At my most recent all-day retreat for women, I spoke on everything from creativity to hormones, and the topic that provoked the most intense discussion was that of establishing your life’s purpose. This subject has fascinated me since I walked away from Emergency Medicine and began the journey that led me to a very different, purpose-driven life.
For you, here are my Six E’s of Finding Your Purpose, a small but key part of the presentation that I gave at the retreat:
Many think that purpose should be obvious and easy to identify, an idea that leads to much frustration and disappointment. More typically your purpose will slowly emerge as you put one foot in front of the other, following where your heart, talents and life seem to be leading you.
You may even go through a season where you long to find it, to the point that you feel deep emotional pain but can’t seem to find a clue anywhere. If you have this experience, like I did, you could even start believing that everyone else might have a purpose, but you very sadly don’t.
There may be the occasional person who knows their purpose from the time they were a child, sets out on the perfect course of study, and spends their whole life doing what they were meant to. This wasn’t my experience, and chances are it wasn’t yours either.
As you go through this journey, gaining wisdom about yourself and receiving delicious, surprising clues from life (I liken it to a treasure hunt), your sense of purpose will evolve and change.
After I left Emergency Medicine I decided I was meant to be a dancer and a writer. I started publishing travel pieces, and then began to write about wellness and nutrition. I also studied salsa and flamenco dancing and began to perform and teach. Next, I felt called to educate people about mind-body medicine through public speaking. Then I discovered a passion for coaching, for helping people discover their purpose and create more fulfilling, happier lives.

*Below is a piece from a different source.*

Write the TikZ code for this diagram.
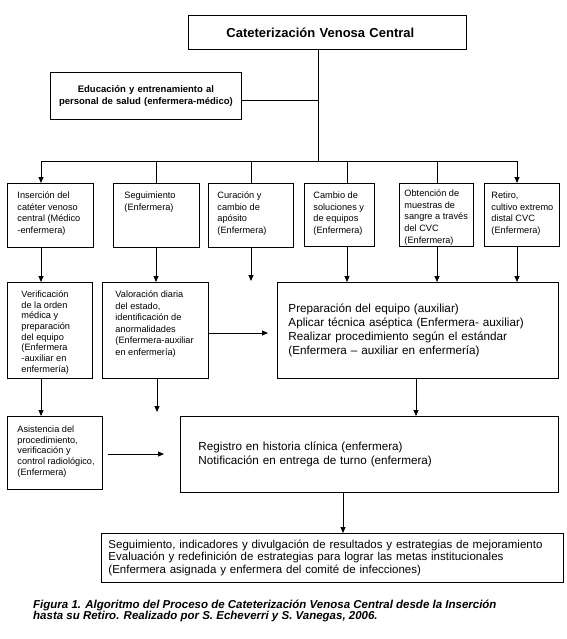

At each phase I thought I had found my purpose and it felt like – and looked like – I kept changing my mind. I never imagined that one day I would find my ultimate purpose in merging all of the above to serve others. Today, I’ll often surprise the crowd at a conference by flamenco dancing onto the stage (dance), after which I speak about creating a healthier, happier more fulfilling life (public speaking). There’s usually a book signing after (writing), and at that time people who want to work with me will sign up for one-on-one programs (coaching).
It may have looked like I kept changing my mind and was trying to create four careers at once (generally a bad idea). My purpose was simply evolving as I explored each area, acquiring skills and experience that would end up creating the whole.
As you seek and live out your purpose, don’t be afraid to let it evolve if it wants to, even if you were sure you had already discovered and embarked on what you were destined to be in this life.
3) Emerges from Experience
By all means set out on the course that feels and seems right to you, but be open to learning from it and adjusting.
When I decided to become a professional dancer at 28 (with almost no prior dance training), it was fulfilling a forgotten dream I’d had as a little girl. I was insanely passionate about it, and all kinds of doors opened quickly. I was amazed to discover I could earn decent income from it, and decided I wanted to focus exclusively on dancing. Soon though, I discovered I didn’t actually like focusing on dance full-time. I recognized my error, and went back to building the multi-faceted career I have now. I’ll never regret having tried the dancing route, though, it was such a unique and exciting experience and I’ll never ask myself “what if”.
What experience or purpose is calling to you? Give it a chance. If it causes you to change your mind or even abandon what you sincerely thought was the right path for you, you’re wiser for having tried it.
4) Exactly perfectly timed
Sometimes when things don’t happen in the time frame we’re expecting, we think all is lost or that we were wrong to begin with. In our society in particular, many mistakenly believe that fresh starts, success and exciting, passionate purpose are only for the young (the young being anyone who is younger than us).
If I’d gotten the ballet classes I’d wanted as a child, I probably would have quit by my late teens and wouldn’t have been left with the desperation to dance that completely transformed my life in my thirties.
If you’ve got a dream and your heart still beats with it, even though nothing seems to be happening, keep at it and don’t let go. Other times, you may feel it right to step away for a while and come back when it calls you again or circumstances shift.
5) Eminently qualified
When I share the rather wild story of my dancing career (I ended up performing for and even teaching celebrities, crazy!), I always make a point of telling the audience that I’m not actually a great dancer. Sure, people apparently will pay me to do it, but I’m nowhere near the best even in my local community. Still, somehow life (aka God) considered me qualified for this amazing adventure.
Though people have criticized me for this, I encourage you to just go for whatever calls you. Sure, get as much training as you’re able to and need to get started, but don’t hesitate to go for something even if you don’t have all your ducks or qualifications lined up in a row. Some of the best artists have never taken an art class. Your natural genius may even be negatively impacted by an “expert” imposing their theories or structure regarding what its expression should look like. Just get started, and next steps will become clear.
6) Enjoyable Adventure
Don’t get too stressed about this or put too much pressure on yourself about clarifying your purpose. Your purpose might indeed be something grand and complicated, or it may be as simple as dispensing love and kindness wherever you go. Remember to be present in the moment, and delight in watching it all unfold. Life really is beautiful.